# [Data shown]

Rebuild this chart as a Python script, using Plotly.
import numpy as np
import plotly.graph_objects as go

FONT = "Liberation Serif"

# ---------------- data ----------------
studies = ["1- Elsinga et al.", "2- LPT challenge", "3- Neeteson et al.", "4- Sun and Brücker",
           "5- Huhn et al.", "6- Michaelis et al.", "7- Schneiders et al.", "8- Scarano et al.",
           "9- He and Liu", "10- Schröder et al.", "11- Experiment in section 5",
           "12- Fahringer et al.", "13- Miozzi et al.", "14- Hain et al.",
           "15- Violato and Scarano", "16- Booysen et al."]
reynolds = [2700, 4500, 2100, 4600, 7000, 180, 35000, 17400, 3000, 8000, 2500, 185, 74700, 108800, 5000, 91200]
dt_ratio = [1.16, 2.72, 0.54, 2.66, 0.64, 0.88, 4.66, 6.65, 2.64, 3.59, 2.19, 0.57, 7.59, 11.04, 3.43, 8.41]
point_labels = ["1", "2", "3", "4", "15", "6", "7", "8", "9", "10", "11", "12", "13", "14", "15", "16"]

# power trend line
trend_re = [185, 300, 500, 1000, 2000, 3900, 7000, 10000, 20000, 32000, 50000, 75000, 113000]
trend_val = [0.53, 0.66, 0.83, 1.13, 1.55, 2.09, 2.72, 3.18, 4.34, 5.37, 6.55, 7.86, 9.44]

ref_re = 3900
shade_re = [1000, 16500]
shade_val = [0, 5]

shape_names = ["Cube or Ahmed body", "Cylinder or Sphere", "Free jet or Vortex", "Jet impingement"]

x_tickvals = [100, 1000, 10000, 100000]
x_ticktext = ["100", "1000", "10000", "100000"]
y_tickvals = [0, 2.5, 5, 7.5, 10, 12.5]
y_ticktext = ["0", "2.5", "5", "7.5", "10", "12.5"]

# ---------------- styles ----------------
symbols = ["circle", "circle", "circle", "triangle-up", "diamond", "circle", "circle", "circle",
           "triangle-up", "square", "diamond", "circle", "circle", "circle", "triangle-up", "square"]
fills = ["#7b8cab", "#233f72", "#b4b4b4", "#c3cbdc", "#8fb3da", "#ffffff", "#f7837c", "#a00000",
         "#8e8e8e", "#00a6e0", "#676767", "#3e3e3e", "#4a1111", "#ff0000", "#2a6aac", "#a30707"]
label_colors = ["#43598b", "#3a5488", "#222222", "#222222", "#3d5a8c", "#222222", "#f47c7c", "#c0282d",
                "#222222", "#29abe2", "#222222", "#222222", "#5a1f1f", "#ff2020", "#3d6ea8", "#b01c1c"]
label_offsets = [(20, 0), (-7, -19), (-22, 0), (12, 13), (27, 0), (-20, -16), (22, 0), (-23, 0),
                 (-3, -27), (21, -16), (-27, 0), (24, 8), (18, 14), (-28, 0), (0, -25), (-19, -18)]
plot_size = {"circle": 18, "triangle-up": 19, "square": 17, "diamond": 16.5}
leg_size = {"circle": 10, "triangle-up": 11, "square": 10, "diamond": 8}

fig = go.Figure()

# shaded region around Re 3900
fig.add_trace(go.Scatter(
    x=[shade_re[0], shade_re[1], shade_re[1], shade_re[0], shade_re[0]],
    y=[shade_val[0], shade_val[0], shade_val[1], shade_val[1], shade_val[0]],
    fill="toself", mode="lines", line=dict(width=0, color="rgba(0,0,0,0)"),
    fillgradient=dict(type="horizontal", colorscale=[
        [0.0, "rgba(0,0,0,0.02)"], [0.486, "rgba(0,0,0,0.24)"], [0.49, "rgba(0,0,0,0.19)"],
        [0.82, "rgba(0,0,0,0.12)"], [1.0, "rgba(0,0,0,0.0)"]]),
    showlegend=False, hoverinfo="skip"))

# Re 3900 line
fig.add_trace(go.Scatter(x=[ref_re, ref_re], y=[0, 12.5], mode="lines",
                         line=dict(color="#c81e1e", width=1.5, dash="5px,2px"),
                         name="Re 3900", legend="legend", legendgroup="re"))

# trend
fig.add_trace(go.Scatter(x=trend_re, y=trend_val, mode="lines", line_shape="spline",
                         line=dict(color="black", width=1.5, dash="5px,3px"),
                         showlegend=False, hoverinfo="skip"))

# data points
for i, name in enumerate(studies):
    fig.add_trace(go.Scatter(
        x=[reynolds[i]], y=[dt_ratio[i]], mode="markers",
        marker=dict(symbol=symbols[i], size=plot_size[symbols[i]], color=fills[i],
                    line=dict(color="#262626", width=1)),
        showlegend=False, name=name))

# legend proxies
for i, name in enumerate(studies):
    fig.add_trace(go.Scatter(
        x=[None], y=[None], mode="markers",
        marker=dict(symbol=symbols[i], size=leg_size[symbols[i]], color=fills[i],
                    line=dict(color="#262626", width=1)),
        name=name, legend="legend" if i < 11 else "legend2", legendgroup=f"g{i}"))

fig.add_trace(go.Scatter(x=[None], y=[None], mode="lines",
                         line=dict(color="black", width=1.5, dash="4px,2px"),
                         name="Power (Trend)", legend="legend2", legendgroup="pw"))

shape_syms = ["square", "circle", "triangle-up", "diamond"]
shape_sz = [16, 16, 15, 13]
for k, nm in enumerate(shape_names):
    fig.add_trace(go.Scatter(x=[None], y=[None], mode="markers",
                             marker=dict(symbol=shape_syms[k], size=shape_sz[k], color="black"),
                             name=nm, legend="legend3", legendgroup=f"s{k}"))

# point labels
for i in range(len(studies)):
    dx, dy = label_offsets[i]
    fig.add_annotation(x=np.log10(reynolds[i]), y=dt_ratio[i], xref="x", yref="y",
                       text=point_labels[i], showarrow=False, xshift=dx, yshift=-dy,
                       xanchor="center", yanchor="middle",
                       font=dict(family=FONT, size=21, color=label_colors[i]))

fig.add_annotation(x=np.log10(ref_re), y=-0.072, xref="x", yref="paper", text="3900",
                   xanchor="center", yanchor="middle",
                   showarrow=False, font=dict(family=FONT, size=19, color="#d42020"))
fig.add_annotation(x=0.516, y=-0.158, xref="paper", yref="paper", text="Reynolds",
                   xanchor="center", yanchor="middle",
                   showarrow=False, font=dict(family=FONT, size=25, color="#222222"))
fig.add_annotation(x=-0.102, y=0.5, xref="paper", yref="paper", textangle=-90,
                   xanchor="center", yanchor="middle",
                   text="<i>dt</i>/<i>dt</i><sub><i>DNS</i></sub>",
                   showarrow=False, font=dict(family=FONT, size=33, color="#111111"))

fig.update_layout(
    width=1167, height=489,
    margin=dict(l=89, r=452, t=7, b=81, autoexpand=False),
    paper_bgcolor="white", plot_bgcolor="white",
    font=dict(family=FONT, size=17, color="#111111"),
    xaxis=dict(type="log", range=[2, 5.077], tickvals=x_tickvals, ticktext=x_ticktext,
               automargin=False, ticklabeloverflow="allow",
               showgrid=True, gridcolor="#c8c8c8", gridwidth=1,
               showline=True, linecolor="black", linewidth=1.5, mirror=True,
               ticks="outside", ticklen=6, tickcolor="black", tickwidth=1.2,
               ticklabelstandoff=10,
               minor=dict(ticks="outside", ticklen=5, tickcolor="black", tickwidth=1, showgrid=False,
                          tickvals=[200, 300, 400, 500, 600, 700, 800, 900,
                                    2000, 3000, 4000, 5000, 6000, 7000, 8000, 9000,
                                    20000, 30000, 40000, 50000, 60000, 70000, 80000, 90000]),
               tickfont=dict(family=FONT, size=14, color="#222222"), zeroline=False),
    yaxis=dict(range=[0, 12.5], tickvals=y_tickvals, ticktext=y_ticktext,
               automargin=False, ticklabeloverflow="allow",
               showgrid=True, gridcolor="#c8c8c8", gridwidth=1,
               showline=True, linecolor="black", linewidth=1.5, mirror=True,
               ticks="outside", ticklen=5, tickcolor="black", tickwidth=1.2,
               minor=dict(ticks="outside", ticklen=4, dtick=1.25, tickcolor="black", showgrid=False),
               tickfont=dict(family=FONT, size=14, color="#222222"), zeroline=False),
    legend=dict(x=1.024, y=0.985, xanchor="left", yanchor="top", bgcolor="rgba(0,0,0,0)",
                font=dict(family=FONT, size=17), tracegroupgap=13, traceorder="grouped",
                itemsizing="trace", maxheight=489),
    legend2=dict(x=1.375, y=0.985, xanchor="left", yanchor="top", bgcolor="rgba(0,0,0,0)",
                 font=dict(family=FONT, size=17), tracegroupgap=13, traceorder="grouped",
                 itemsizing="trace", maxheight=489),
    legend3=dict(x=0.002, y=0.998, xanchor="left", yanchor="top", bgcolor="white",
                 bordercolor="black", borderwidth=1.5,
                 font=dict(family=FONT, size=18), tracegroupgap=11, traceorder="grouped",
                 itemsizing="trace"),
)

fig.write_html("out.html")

# [Exercise description]
Exactly repeat the lines above, from the opening line through the one with "6.55, 7.86, 9.44]", and include nothing else.

# [Exercise response]
Rebuild this chart as a Python script, using Plotly.
import numpy as np
import plotly.graph_objects as go

FONT = "Liberation Serif"

# ---------------- data ----------------
studies = ["1- Elsinga et al.", "2- LPT challenge", "3- Neeteson et al.", "4- Sun and Brücker",
           "5- Huhn et al.", "6- Michaelis et al.", "7- Schneiders et al.", "8- Scarano et al.",
           "9- He and Liu", "10- Schröder et al.", "11- Experiment in section 5",
           "12- Fahringer et al.", "13- Miozzi et al.", "14- Hain et al.",
           "15- Violato and Scarano", "16- Booysen et al."]
reynolds = [2700, 4500, 2100, 4600, 7000, 180, 35000, 17400, 3000, 8000, 2500, 185, 74700, 108800, 5000, 91200]
dt_ratio = [1.16, 2.72, 0.54, 2.66, 0.64, 0.88, 4.66, 6.65, 2.64, 3.59, 2.19, 0.57, 7.59, 11.04, 3.43, 8.41]
point_labels = ["1", "2", "3", "4", "15", "6", "7", "8", "9", "10", "11", "12", "13", "14", "15", "16"]

# power trend line
trend_re = [185, 300, 500, 1000, 2000, 3900, 7000, 10000, 20000, 32000, 50000, 75000, 113000]
trend_val = [0.53, 0.66, 0.83, 1.13, 1.55, 2.09, 2.72, 3.18, 4.34, 5.37, 6.55, 7.86, 9.44]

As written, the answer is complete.